Maybe there is a misunderstanding here. When I say "cross-legged" I obviously am _not_ referring to, say, sitting on a chair with one leg over the other. I am talking about the so-called "lotus position" that some people adopt when meditating or as a way to sit comfortably on the ground. Now, when I think about this posture I find that it's quite obvious that the feet are placed on the opposite thighs, thus physically creating a cross-like shape because of the way the legs are set.

It should be understood that a cross shape (but of course!) does _*not*_ have to refer to the symbol of a Christian cross: an X form _is_ also a cross, a + sign _is_ another kind of cross. All of them are called crosses in the sense of the form that originates when two lines are perpendicular.

Thanks for all your comments. All feedback is more than welcome.



Happu said:


> I have never come across a connection between tailors and a particular way of sitting in Hindi. After all, everyone used to sit like that in the India of old. I think in Ayurveda the position is even recommended during meal-time, as one has to bend over to grab the food off the plates placed on the floor, exerting pressure on the belly and thus preventing heavy eating.
> 
> Oddly in German, there seems to to the word "Türkensitz" ("the Turks' way of sitting") as a synonym for "Schneidersitz" - I say _oddly_, because despite being German myself I have never heard the word. It may hail from the 17th century Turkish invasion of Austria and is probably quite outdated (and non-pc) these days.


Thank you very much.


----------



## littlepond

Rainbowlight said:


> It should be understood that a cross shape (but of course!) does _*not*_ have to refer to the symbol of a Christian cross: an X form _is_ also a cross, a + sign _is_ another kind of cross. All of them are called crosses in the sense of the form that originates when two lines are perpendicular.

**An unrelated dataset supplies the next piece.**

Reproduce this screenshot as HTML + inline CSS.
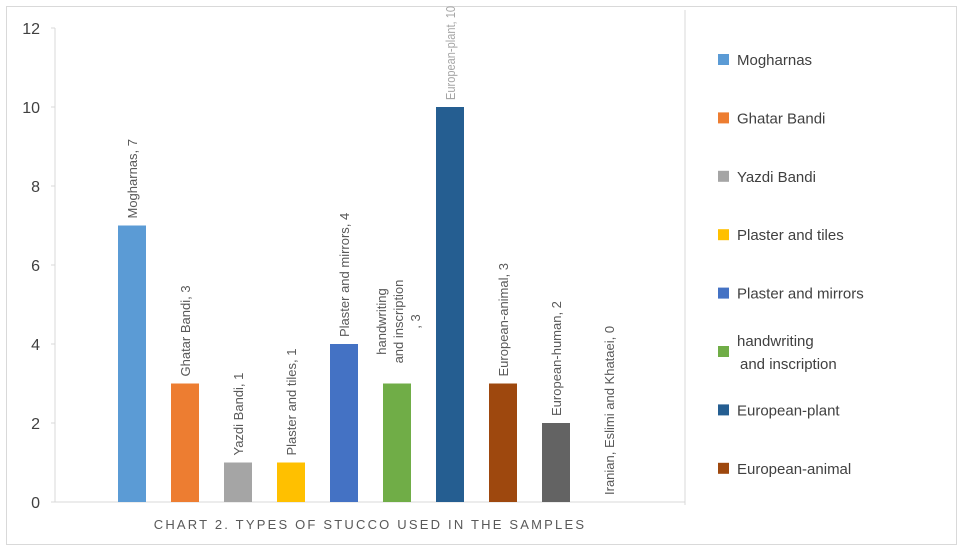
<!DOCTYPE html>
<html><head><meta charset="utf-8"><style>
body{margin:0;background:#fff;}
svg{display:block;font-family:"Liberation Sans",sans-serif;}
</style></head><body>
<svg id="c" width="962" height="550">
<rect x="6.5" y="6.5" width="950" height="538" fill="#fff" stroke="#d9d9d9"/>
<g id="g"></g>
</svg>
<script>
const categories=["Mogharnas","Ghatar Bandi","Yazdi Bandi","Plaster and tiles","Plaster and mirrors","handwriting and inscription","European-plant","European-animal","European-human","Iranian, Eslimi and Khataei"];
const values=[7,3,1,1,4,3,10,3,2,0];
const colors=["#5b9bd5","#ed7d31","#a5a5a5","#ffc000","#4472c4","#70ad47","#255e91","#9e480e","#636363","#997300"];
const yTicks=[0,2,4,6,8,10,12];
const legendNames=["Mogharnas","Ghatar Bandi","Yazdi Bandi","Plaster and tiles","Plaster and mirrors","handwriting|and inscription","European-plant","European-animal"];
const NS="http://www.w3.org/2000/svg";
const g=document.getElementById('g');
function mk(t,a,txt){const e=document.createElementNS(NS,t);for(const k in a)e.setAttribute(k,a[k]);if(txt!==undefined)e.textContent=txt;g.appendChild(e);return e;}
const x0=55,x1=685,yb=502,yt=28;
const y=v=>yb-(v/12)*(yb-yt);
const step=53,first=132,bw=28;
const xc=i=>first+i*step;
let e;
e=mk('line',{x1:x0,y1:yt,x2:x0,y2:yb,stroke:'#d9d9d9'});


e=mk('line',{x1:x0,y1:yb,x2:x1,y2:yb,stroke:'#d9d9d9'});


e=mk('line',{x1:x1,y1:10,x2:x1,y2:505,stroke:'#d9d9d9'});


yTicks.forEach(t=>{
 e=mk('line',{x1:x0-4,y1:y(t),x2:x0,y2:y(t),stroke:'#d9d9d9'});
 
 
 e=mk('text',{x:40,y:y(t)+6,'text-anchor':'end','font-size':16,fill:'#404040'},t);
 
 
});
values.forEach((v,i)=>{
 e=mk('rect',{x:xc(i)-bw/2,y:y(v),width:bw,height:yb-y(v),fill:colors[i]});
 
 
 if(i===5){
  const lines=["handwriting","and inscription",", 3"];
  const cy=y(v)-62;
  lines.forEach((l,j)=>{
   const lx=xc(i)-11+j*17;
   e=mk('text',{x:lx,y:cy,'text-anchor':'middle','font-size':13,fill:'#595959',transform:`rotate(-90 ${lx} ${cy})`},l);
   
   
  });
 } else {
  const lx=xc(i)+5,ly=y(v)-7;
  const attrs={x:lx,y:ly,'font-size':13,fill:i===6?'#a6a6a6':'#595959',transform:`rotate(-90 ${lx} ${ly})`};
  const txt=categories[i]+', '+v;
  if(ly<115){attrs.textLength=Math.max(40,ly-6);attrs.lengthAdjust='spacingAndGlyphs';}
  e=mk('text',attrs,txt);
  
  
 }
});
e=mk('text',{x:370,y:529,'text-anchor':'middle','font-size':13,fill:'#595959','letter-spacing':'2.2'},'CHART 2. TYPES OF STUCCO USED IN THE SAMPLES');


const ly0=60,lstep=58.4;
legendNames.forEach((n,i)=>{
 const cy=ly0+i*lstep;
 e=mk('rect',{x:718,y:cy-6,width:11,height:11,fill:colors[i]});
 
 
 const parts=n.split('|');
 if(parts.length>1){
  e=mk('text',{x:737,y:cy+5-11,'font-size':15,fill:'#404040'},parts[0]);
  
  
  e=mk('text',{x:740,y:cy+5+12,'font-size':15,fill:'#404040'},parts[1]);
  
  
 } else {
  e=mk('text',{x:737,y:cy+5,'font-size':15,fill:'#404040'},n);
  
  
 }
});
</script>
</body></html>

Well, good that you have said what you wanted to say in a better manner. Because your OP had referred to the cross "symbol" (not "shape") and referred in particular to the crucifix.
A cross is a word denoting a particular alignment (two intersecting straight lines: they don't have to be perpendicular to each other), and since the Christian symbol is in the shape of a cross, that is also called a cross. Not the other way round.


----------



## Rainbowlight

littlepond said:


> Well, good that you have said what you wanted to say in a better manner. Because your OP had referred to the cross "symbol" (not "shape") and referred in particular to the crucifix.
> A cross is a word denoting a particular alignment (two intersecting straight lines: they don't have to be perpendicular to each other), and since the Christian symbol is in the shape of a cross, that is also called a cross. Not the other way round.





littlepond said:


> Well, good that you have said what you wanted to say in a better manner. Because your OP had referred to the cross "symbol" (not "shape") and referred in particular to the crucifix.
> A cross is a word denoting a particular alignment (two intersecting straight lines: they don't have to be perpendicular to each other), and since the Christian symbol is in the shape of a cross, that is also called a cross. Not the other way round.


It is certainly my fault and I should not have used the word "symbol" when I should be referring to a "cross" shape, which can take many forms. 

Thanks for your comment.


----------



## Babbagha2

Just adding my two cents to this interesting conversation:

In Urdu, there is also the expression _caar zaanuu baiThnaa_ (= cahaar zaanuu) which is the persianate equivalent to _aaltii paaltii maar kar baiThnaa. _It literaly means sit 'four-knees', which reminds me of the arabic equivalent of 'cross legged', the verb _tarabba3a / yatarabba3u > tarabbu3an _("Make oneself into four", or something like that).

I've also heard someone use _kuNDlii maar kar baiThnaa_, an obviously facetious take on the posture....


----------



## littlepond

Babbagha2 said:


> In Urdu, there is also the expression _caar zaanuu baiThnaa_ (= cahaar zaanuu) which is the persianate equivalent to _aaltii paaltii maar kar baiThnaa. _It literaly means sit 'four-knees', which reminds me of the arabic equivalent of 'cross legged', the verb _tarabba3a / yatarabba3u > tarabbu3an _("Make oneself into four", or something like that).
> 
> I've also heard someone use _kuNDlii maar kar baiThnaa_, an obviously facetious take on the posture....



Thanks for your inputs. In Hindi, too, both the expressions are used. (And there is "do zaanuu baiThnaa" as a quasi-synonym for "ukRuu baithnaa" = sitting on one's hams.)

As for "zaanuu," I thought it came from the Hindi word "jaanuu" for knee, which comes from Sanskrit. Does Persian also have a cognate "zaanuu"?


----------



## Alfaaz

babbagha2 said:
			
		

> It literaly means sit 'four-knees', which reminds me of the arabic equivalent of 'cross legged', the verb _tarabba3a / yatarabba3u > tarabbu3an _("Make oneself into four", or something like that).


In Urdu, there is _murabba3 (baiThnaa)_ as well from the Arabic usage you've detailed.


			
				littlepond said:
			
		

> (And there is "do zaanuu baiThnaa" as a quasi-synonym for "ukRuu baithnaa" = sitting on one's hams.)
> 
> As for "zaanuu," I thought it came from the Hindi word "jaanuu" for knee, which comes from Sanskrit. Does Persian also have a cognate "zaanuu"?


_chahaar zaanuu baiThnaa - to sit cross-legged_
_do zaanuu baiThnaa - to kneel; to squat_

جاثی - _jaathii_/_jaasii _- _kneeler_
_ukRuuN baiThnaa - to squat_

Yes, just like _ziirah _and _jiiraa_, etc.


> P زانو _zānū_ [Pehl. _shnuk_, _zānuk_; Zend _zhnu_; S. जानु], s.m. The knee; the lap


----------